Postgresql – While importing 150 GB file on Amazon RDS, why connection is failing

amazon ec2amazon-rdspostgresqlpostgresql-9.3rails

I am having Postgres database dump file of 150 GB on Amazon EC2 instance. While dumping the data on RDS from EC2 server I am getting error.

The output of the command is as given below. It's giving error

1. psql connection not open    
2. connection to server was lost 
on RDS dump postgres copy command

Command Output:
SET
SET
SET
SET
SET
SET
SET
SET
ALTER TABLE
ALTER TABLE
ALTER SEQUENCE
ALTER TABLE
psql:filename.sql:1396266: connection not open
psql:filename.sql:1396266: connection to server was lost

Application Configuration:

Ruby 1.9.3 
Rails 3
PostgreSQL 9.3

Please help why it is breaking while copying the data. As the connection was established and command is running. Suddenly while executing the copy command it is breaking.

Command/script that I am using to dump data the data is below:

psql -h instance.id.region-2.rds.amazonaws.com -p 5432 -U username -W -d database_name -f filename.sql

Workaround for finding issues as below:

I took head 100 rows and tail 200 rows and made 1 file from the big 150 GB file it converted to 56KB. when I run this command, it's dumped successfully.

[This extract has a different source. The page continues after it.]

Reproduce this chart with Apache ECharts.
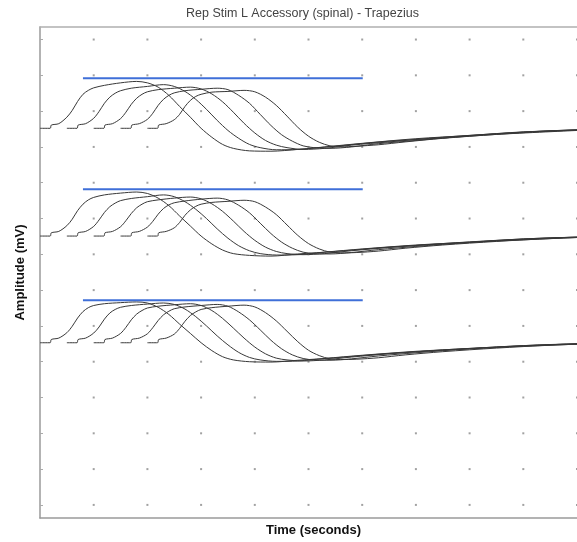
<!DOCTYPE html>
<html><head><meta charset="utf-8">
<script src="https://cdn.jsdelivr.net/npm/echarts@6/dist/echarts.min.js"></script>
<style>html,body{margin:0;padding:0;background:#fff}#c{width:577px;height:542px}</style>
</head><body><div id="c"></div>
<script>
// relative time after each stimulus (grid units)
const relTime = [0, 0.19, 0.21, 0.35, 0.5, 0.6, 0.7, 0.8, 0.9, 1.0, 1.2, 1.5, 1.8, 2.0, 2.2, 2.4, 2.6, 2.8, 3.0, 3.2, 3.4, 3.6, 3.9, 4.3, 4.8, 5.5, 6.5, 7.5, 8.5, 10];
const stimOnset = [0, 0.5, 1, 1.5, 2];
const baselines = [10.52, 7.51, 4.53];
const blueLevels = [11.92, 8.82, 5.72];
const blueSpan = [0.80, 6.01];

const g1Amp = [
  [0,0,0.09,0.13,0.31,0.50,0.75,0.95,1.06,1.13,1.20,1.27,1.31,1.27,1.15,0.92,0.61,0.31,0,-0.25,-0.45,-0.56,-0.63,-0.64,-0.59,-0.50,-0.36,-0.27,-0.17,-0.06],
  [0,0,0.09,0.13,0.28,0.47,0.70,0.87,0.98,1.05,1.12,1.17,1.22,1.17,1.03,0.81,0.53,0.22,-0.06,-0.28,-0.45,-0.54,-0.60,-0.59,-0.52,-0.42,-0.29,-0.20,-0.10,-0.03],
  [0,0,0.09,0.13,0.27,0.45,0.67,0.84,0.95,1.02,1.08,1.12,1.15,1.10,0.96,0.74,0.45,0.14,-0.13,-0.34,-0.47,-0.54,-0.59,-0.56,-0.47,-0.38,-0.25,-0.15,-0.07,-0.01],
  [0,0,0.09,0.13,0.25,0.42,0.64,0.81,0.92,0.99,1.05,1.09,1.12,1.08,0.92,0.70,0.39,0.08,-0.18,-0.36,-0.49,-0.54,-0.56,-0.52,-0.43,-0.34,-0.21,-0.11,-0.04,0],
  [0,0,0.09,0.13,0.24,0.39,0.61,0.78,0.89,0.95,1.01,1.03,1.06,1.02,0.87,0.64,0.34,0.03,-0.22,-0.39,-0.49,-0.52,-0.50,-0.46,-0.38,-0.28,-0.17,-0.08,-0.03,0]
];
const g2Amp = [
  [0,0,0.09,0.13,0.29,0.47,0.71,0.89,1.01,1.08,1.15,1.20,1.23,1.19,1.06,0.85,0.56,0.28,0,-0.22,-0.39,-0.49,-0.54,-0.56,-0.50,-0.43,-0.31,-0.22,-0.14,-0.04],
  [0,0,0.09,0.13,0.27,0.45,0.66,0.82,0.92,0.99,1.05,1.10,1.15,1.10,0.96,0.75,0.49,0.20,-0.06,-0.27,-0.41,-0.49,-0.53,-0.52,-0.45,-0.36,-0.25,-0.17,-0.08,-0.01],
  [0,0,0.09,0.13,0.26,0.43,0.63,0.79,0.89,0.96,1.01,1.06,1.09,1.04,0.90,0.69,0.42,0.13,-0.12,-0.31,-0.43,-0.49,-0.52,-0.49,-0.41,-0.32,-0.21,-0.12,-0.05,0],
  [0,0,0.09,0.13,0.25,0.41,0.61,0.77,0.87,0.93,0.98,1.03,1.06,1.01,0.86,0.65,0.36,0.07,-0.17,-0.34,-0.45,-0.49,-0.50,-0.46,-0.38,-0.29,-0.18,-0.09,-0.03,0],
  [0,0,0.09,0.13,0.23,0.38,0.58,0.73,0.83,0.89,0.94,0.97,1.00,0.96,0.81,0.60,0.31,0.02,-0.21,-0.36,-0.45,-0.47,-0.46,-0.42,-0.34,-0.25,-0.15,-0.07,-0.02,0]
];
const g3Amp = [
  [0,0,0.09,0.13,0.28,0.46,0.69,0.87,0.98,1.04,1.09,1.12,1.14,1.11,0.99,0.79,0.52,0.26,0,-0.22,-0.39,-0.48,-0.53,-0.54,-0.49,-0.42,-0.30,-0.21,-0.13,-0.04],
  [0,0,0.09,0.13,0.27,0.44,0.66,0.83,0.93,0.99,1.04,1.08,1.11,1.07,0.94,0.73,0.47,0.19,-0.06,-0.27,-0.41,-0.48,-0.52,-0.51,-0.44,-0.35,-0.24,-0.16,-0.08,-0.01],
  [0,0,0.09,0.13,0.26,0.43,0.64,0.80,0.90,0.97,1.02,1.06,1.09,1.04,0.90,0.68,0.41,0.13,-0.12,-0.31,-0.43,-0.48,-0.51,-0.48,-0.40,-0.31,-0.20,-0.12,-0.05,0],
  [0,0,0.09,0.13,0.25,0.42,0.62,0.78,0.88,0.95,1.00,1.04,1.07,1.02,0.86,0.64,0.36,0.07,-0.17,-0.34,-0.44,-0.48,-0.49,-0.45,-0.37,-0.28,-0.17,-0.09,-0.03,0],
  [0,0,0.09,0.13,0.24,0.40,0.60,0.76,0.86,0.93,0.98,1.02,1.05,1.00,0.84,0.61,0.32,0.03,-0.21,-0.36,-0.45,-0.47,-0.46,-0.42,-0.34,-0.25,-0.15,-0.07,-0.02,0]
];
const groupAmps = [g1Amp, g2Amp, g3Amp];

const xGridTicks = [1, 2, 3, 4, 5, 6, 7, 8, 9, 10];
const yGridTicks = [0, 1, 2, 3, 4, 5, 6, 7, 8, 9, 10, 11, 12, 13];

const titleText = 'Rep Stim L Accessory (spinal) - Trapezius';
const xTitle = 'Time (seconds)';
const yTitle = 'Amplitude (mV)';

const series = [];
const dots = [];
xGridTicks.forEach(x => yGridTicks.forEach(y => dots.push([x, y])));
series.push({
  type: 'scatter', data: dots, symbol: 'rect', symbolSize: 2, silent: true,
  itemStyle: { color: '#8a8a8a' }, z: 1
});
groupAmps.forEach((amps, g) => {
  amps.forEach((amp, i) => {
    series.push({
      type: 'line', showSymbol: false, smooth: 0.3, silent: true,
      data: relTime.map((t, j) => [t + stimOnset[i], baselines[g] + amp[j]]),
      lineStyle: { color: '#383838', width: 1 }, z: 3
    });
  });
  series.push({
    type: 'line', showSymbol: false, silent: true,
    data: [[blueSpan[0], blueLevels[g]], [blueSpan[1], blueLevels[g]]],
    lineStyle: { color: '#3f6fd8', width: 2 }, z: 4
  });
});

const chart = echarts.init(document.getElementById('c'), null, { renderer: 'canvas' });
chart.setOption({
  animation: false,
  backgroundColor: '#fff',
  grid: { left: 40, right: 0, top: 27, bottom: 24 },
  graphic: [{
    type: 'text', left: 186, top: 7,
    style: { text: titleText, fill: '#444', font: '12.5px "Liberation Sans", Arial, sans-serif' }
  }],
  xAxis: [{
    type: 'value', min: 0, max: 10, interval: 1,
    name: xTitle, nameLocation: 'middle', nameGap: 6,
    nameTextStyle: { fontFamily: 'Liberation Sans', fontWeight: 'bold', fontSize: 13, color: '#111', padding: [0, 0, 0, 10] },
    axisLine: { onZero: false, lineStyle: { color: '#9a9a9a', width: 1.5 } },
    axisTick: { show: false }, axisLabel: { show: false }, splitLine: { show: false }
  }, {
    type: 'value', position: 'top', min: 0, max: 10, interval: 1,
    axisLine: { show: true, onZero: false, lineStyle: { color: '#b0b0b0', width: 1.5 } },
    axisTick: { show: false }, axisLabel: { show: false }, splitLine: { show: false }
  }],
  yAxis: {
    type: 'value', min: -0.366, max: 13.35,
    name: yTitle, nameLocation: 'middle', nameGap: 13,
    nameTextStyle: { fontFamily: 'Liberation Sans', fontWeight: 'bold', fontSize: 13, color: '#111', padding: [0, 0, 0, 0] },
    axisLine: { show: true, onZero: false, lineStyle: { color: '#9a9a9a', width: 1.5 } },
    axisTick: { show: true, inside: true, length: 3, customValues: yGridTicks, lineStyle: { color: '#aaa' } },
    axisLabel: { show: false }, splitLine: { show: false }
  },
  series: series
});
</script></body></html>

So the file size is causing problem. The same command is running for small size file for dumping data on RDS.

How can I resolve this issue?

Best Answer

It's the file size that's the problem.

Essentially there's a timeout expiring somewhere, the server logs will tell you where.

When the timeout expires, no more data is produced, and after a while with no data the connection gets closed as per normal.

The last time I had to tackle something like this (Which is a long time ago now), I wrote a small program that basically pulled the data out of my server in chunks using various SQL criteria.

This is absolutely NOT the best way of doing it, but when you have a table that's so big and takes so long that things start to time out, it's one of the only ways I found to make it work.

The other approach you have is to use an ETL tool such as Pentaho and do a server to server transfer, again using a custom query to do it a chunk at a time.

If you MUST do it using PSQL, then try to break it up. Instead of one massive 150gb file, try doing the xfer a table at a time or similar.

Also, think about local resources. You might get better traction if for example, you can dump the file to a server where you have file system access that's inside amazons network, such as an AWS instance. If you have a local resource, set up an AT job, dump the DB to that instance (optionally G-zipping it in the process) then transfer that file to your PC using a web browser of FTP connection.

Tackling the initial problem head on, your not going to know which approach you have to take until you can figure out why it's timing out.